RE: Comments on Editor's Draft 9 January 2008 from Toman_Vojtech@emc.com on 2008-02-11 (public-xml-processing-model-comments@w3.org from February 2008)

From: <Toman_Vojtech@emc.com>
Date: Mon, 11 Feb 2008 03:37:39 -0500
To: <public-xml-processing-model-comments@w3.org>
Message-ID: <6E216CCE0679B5489A61125D0EFEC78709BD4677@CORPUSMX10A.corp.emc.com>
> / Toman_Vojtech@emc.com was heard to say:
> |> / Toman_Vojtech@emc.com was heard to say:
> |> | 1. Section 4.7.1 (options). From the schema (rng) it 
> looks like the 
> |> | shortcut form can only be used for atomic steps and "other"
> |> compound
> |> | steps. Why isn't it possible to use the shortcut form also
> |> on built-in
> |> | compound steps (such as for-each or group) which can
> |> specify options
> |> | in the "long" form?
> |> 
> |> I think the shortcut form only makes sense on atomic steps where 
> |> there's a declaration for the option. On compound steps, 
> allowing the 
> |> shortcut form would be both a declaration and a binding and so 
> |> there'd be no way to tell if there was a typo or something.
> |
> | But isn't it the same also with the long option form? I mean, it is 
> | also a declaration and a binding.
> 
> Yes. We could make
> 
>   <p:group px:some-random-attribute="value" ...>
> 
> be the same as
> 
>   <p:group ...>
>     <p:option name="px:some-random-attribute" value="value"/>
> 
> but it would never be possible to detect errors because 
> there's no declaration against which to compare the short 
> form. Given that we don't think options on compound steps are 
> going to be very common, we're being conservative and not 
> allowing the short form.
> 
> |> | 5.Section 4.1 (p:pipeline): "All p:pipeline pipelines have
> |> an implicit
> |> | primary input port named "source' and an implicit primary
> |> output port
> |> | named "result". Any input or output ports that the
> |> p:pipeline declares
> |> | explicitly are in addition to those ports and may not be 
> declared 
> |> | primary."
> |> |
> |> | So, is it allowed to explicitly specify the implicit 
> input/output 
> |> | ports inside p:pipeline? If so, is it possible to redefine their 
> |> | properties (primary, sequence)? Is the following permitted?
> |> |
> |> | <p:pipeline>
> |> |   <p:input port="source" sequence="false"/>
> |> |   <p:output port="result" primary="false"/>
> |> |   <p:output port="result2" primary="true"/>
> |> |   ...
> |> | </p:pipeline>
> |> 
> |> No. The implicit declarations of source/result cannot be 
> repeated or 
> |> changed. Of course, you can use p:declare-step if you want to have 
> |> different values.
> |
> | Now I am really confused. Does the specification mention this 
> | possibility (declaring a pipeline with different primary 
> input/output 
> | properties)?
> 
> I think so.

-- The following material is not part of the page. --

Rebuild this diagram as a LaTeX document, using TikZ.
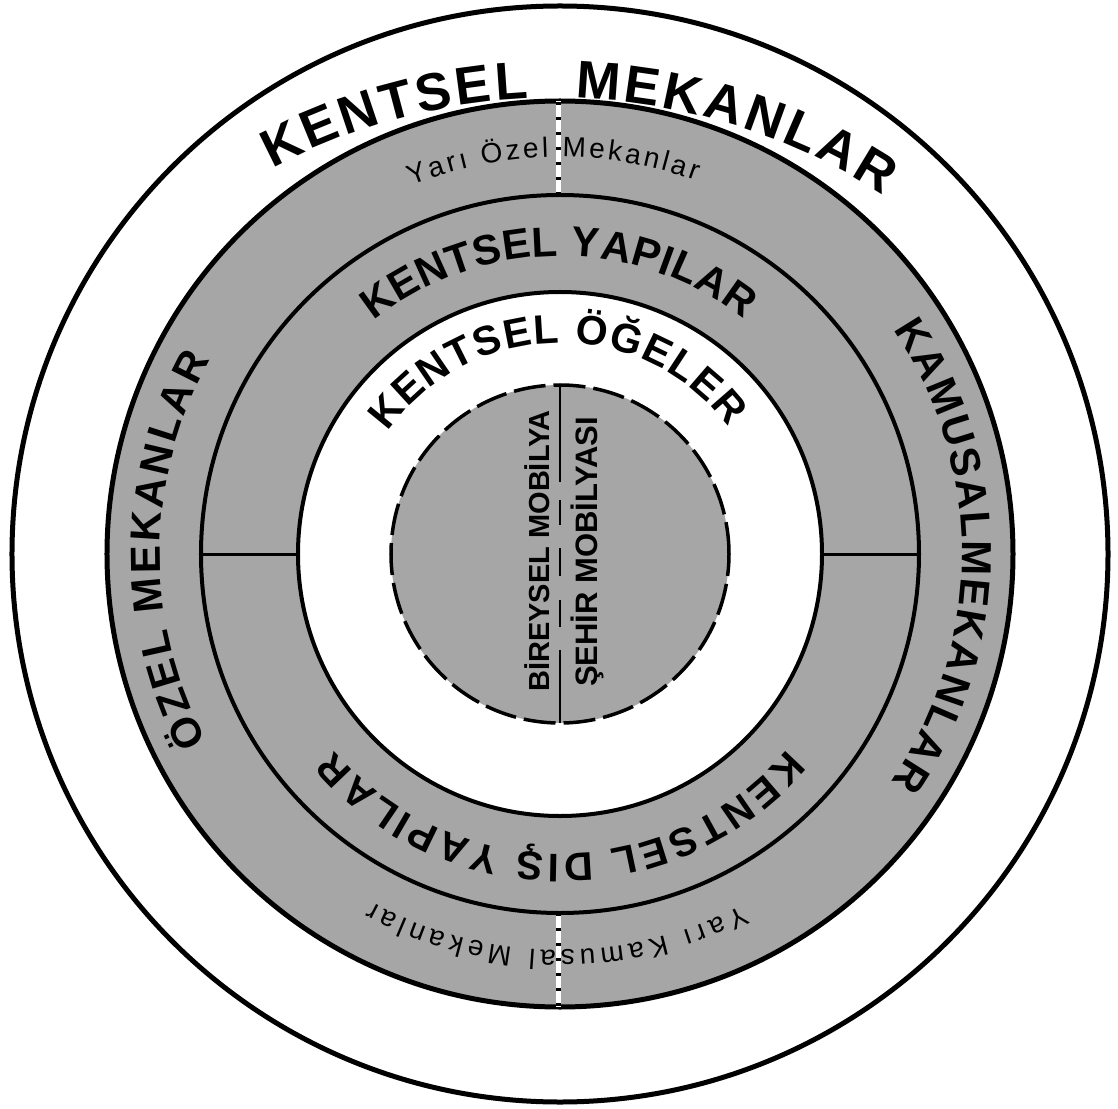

The intent is that if you use the p:declare-step 
> form, then you can declare any inputs and outputs you like 
> for a pipeline. If you use the shortcut form, p:pipeline, 
> then you get exactly one input and exactly one output. You 
> can add additional non-primary inputs and outputs, but you 
> can't change the primary "source" and "result".
> 
> Maybe it would be cleaner if we didn't allow you to add others.
> 
> Cleanest of all would be to remove the p:pipeline altogether, 
> but I think that would be awkward.
> 
> | I also thought it was not possible to declare different names than 
> | "source" and "result" for primary pipeline input/output ports in 
> | p:declare-step (the "source" and "result" strings seem to be quite 
> | hard-coded in section 4.1 - p:pipeline), but after reading section 
> | 5.8.2 (declaring pipelines) again, I am not that sure any more. It 
> | looks to me now that I am free to declare any primary input/output 
> | ports on a pipeline...
> 
> If you use the declare-step form, you're free to do anything you like.
> 
> The constraints on source/result only apply to the syntactic 
> sugar "p:pipeline" form.
> 
> Is that any clearer?


Yes, it is. Thanks for responding to this. I guess I am fine with the
way how it works now, except there is still one thing I am not that
happy with: Because the pipeline must have a "main" (or top-level)
p:pipeline, the specification is effectively forcing the pipeline
author/user to use a certain "interface" (the "source" and "result"
ports, plus maybe some additional ports). Internally, you can declare
any sub-pipelines you want, but on the top level, you don't have this
freedom.

While I can see the reasoning behind fixing the "source" and "result"
ports, I think it can makes certain things difficult to achieve (unless
wou want to use ugly workarounds in your pipelines). I understand that
the most common use case is: take XML document(s) - do something -
output result XML document(s), but there may be other (even though
possibly weird) scenarios, such as the following:

Pipeline that takes one XML document on its input and saves it using the
p:store step (the pipeline has no primary output):

<p:pipeline>

  <!-- TODO: add some code that checks that
       we got exactly one XML document -->
  <p:store/>

  <!-- p:store has no primary output, so
       make sure the "result" output port
       is bound to something... -->
  <p:identity>
    <p:input port="source">
      <p:empty/>
    </p:input>
  </p:identity>
</p:pipeline>

Notice that I still have to provide some data to the "result" output
port of the pipeline, even though the result data is not important at
all for the calling application.


Regards,
Vojtech

--
Vojtech Toman
Principal Software Engineer
EMC Corporation

Aert van Nesstraat 45
3012 CA Rotterdam
The Netherlands

Toman_Vojtech@emc.com
Received on Monday, 11 February 2008 08:33:41 UTC